迫力云々いいつつも、見ていて思ったのが、「フラメンコ踊るのってとても楽しんだろうな〜」ってこと。とてもかっこいい(ただ、衣装変えすぎ)。そして、気持ちよさそう。でもって、びっくりしたのが今回みにきていた観客でセビジャーナスを踊る人間の多いこと多いこと。タカシ君がマラガにいたときに習ったらしく彼も踊るが、日本にもここまでいるとは・・・さすが、スペインに次いでフラメンコ人口が多いだけある。タカシ君曰く、セビジャーナスは基本的なところを覚えるのは簡単らしいので、機会があったら誰かに教えてもらってもいいかもしれない。

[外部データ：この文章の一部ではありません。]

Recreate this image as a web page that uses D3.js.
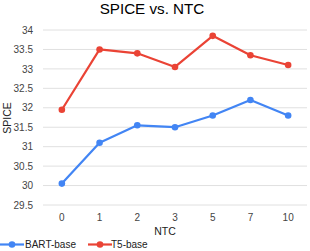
<!DOCTYPE html>
<html><head><meta charset="utf-8">
<script src="https://cdn.jsdelivr.net/npm/d3@7"></script>
<style>body{margin:0;background:#fff;}svg{display:block;font-family:"Liberation Sans",Arial,sans-serif;}</style>
</head><body><svg id="c" width="310" height="251"></svg>
<script>
const categories = ["0","1","2","3","5","7","10"];
const bartBase = [30.05, 31.1, 31.55, 31.5, 31.8, 32.2, 31.8];
const t5Base = [31.95, 33.5, 33.4, 33.05, 33.85, 33.35, 33.1];
const yTicks = [29.5, 30, 30.5, 31, 31.5, 32, 32.5, 33, 33.5, 34];
const seriesNames = ["BART-base", "T5-base"];
const colors = ["#4285F4", "#EA4335"];

const svg = d3.select("#c");
const x = d3.scaleBand().domain(categories).range([43, 307]);
const y = d3.scaleLinear().domain([29.5, 34]).range([205, 30]);

svg.append("text").attr("x", 152).attr("y", 14).attr("text-anchor", "middle")
  .attr("font-size", 15.2).attr("fill", "#000").text("SPICE vs. NTC");

const yAxis = d3.axisLeft(y).tickValues(yTicks).tickSize(0).tickFormat(d3.format("~g"));
const gy = svg.append("g").attr("transform", "translate(36,0)").call(yAxis);
gy.select(".domain").remove();
gy.selectAll("text").attr("font-size", 10).attr("fill", "#444").attr("font-family", "Liberation Sans, Arial, sans-serif");

svg.append("g").selectAll("line").data(yTicks).join("line")
  .attr("x1", 43).attr("x2", 307).attr("y1", d => y(d)).attr("y2", d => y(d))
  .attr("stroke", "#e0e0e0").attr("stroke-width", 1);

const xAxis = d3.axisBottom(x).tickSize(0);
const gx = svg.append("g").attr("transform", "translate(0,211)").call(xAxis);
gx.select(".domain").remove();
gx.selectAll("text").attr("font-size", 10).attr("fill", "#444").attr("font-family", "Liberation Sans, Arial, sans-serif");

svg.append("text").attr("x", 165).attr("y", 235).attr("text-anchor", "middle")
  .attr("font-size", 10.5).attr("fill", "#222").text("NTC");
svg.append("text").attr("transform", "translate(11,118) rotate(-90)").attr("text-anchor", "middle")
  .attr("font-size", 10.5).attr("fill", "#222").text("SPICE");

const series = [bartBase, t5Base];
const line = d3.line().x((d, i) => x(categories[i]) + x.bandwidth() / 2).y(d => y(d));
series.forEach((s, k) => {
  svg.append("path").datum(s).attr("d", line).attr("fill", "none")
    .attr("stroke", colors[k]).attr("stroke-width", 2.2).attr("stroke-linejoin", "round");
  svg.append("g").selectAll("circle").data(s).join("circle")
    .attr("cx", (d, i) => x(categories[i]) + x.bandwidth() / 2).attr("cy", d => y(d))
    .attr("r", 3.3).attr("fill", colors[k]);
});

const legendItems = [{x: 0, tx: 25}, {x: 88, tx: 111}];
legendItems.forEach((l, k) => {
  const g = svg.append("g");
  g.append("line").attr("x1", l.x).attr("x2", l.x + 24).attr("y1", 244.5).attr("y2", 244.5)
    .attr("stroke", colors[k]).attr("stroke-width", 2.2);
  g.append("circle").attr("cx", l.x + 12).attr("cy", 244.5).attr("r", 3.3).attr("fill", colors[k]);
  g.append("text").attr("x", l.tx).attr("y", 248).attr("font-size", 10).attr("fill", "#222").text(seriesNames[k]);
});
</script></body></html>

ついでに書いておくと、劇中、ず〜っとスペインに哀愁を感じていたのが、後ろで歌っている女性の声とギターの音。これはフラメンコの歌では本当に良く聞く・・・なんというか、タバコか酒でつぶれたようなハスキーな感じの声だ。Ojos de Brujosのような声。Volverの曲の声といってもいい。彼女たちは表には全くでてこず、最後まで裏方でダンサーの後ろに陣取って座っていたが、かなり良かった。またcafe del duendeに行きたくなってしまった・・・。聞いていても聞き取れないところがほとんどで、歌詞などを理解して余韻に浸るなぞはできないが、その表情とテンポ、そして時々聞き取れる単語でなんとなくだがイメージはできるから不思議だ。

家に帰ると、とりあえずMaria JimenesとOjos de Brujosをかける。すると、あらあら、どうしましょう・・・「やばい気持ち」になってきるではないか・・・なにかが産まれそうだ・・・う、産まれる・・・いかん・・・いかんぞ・・・お、抑えきれない・・・。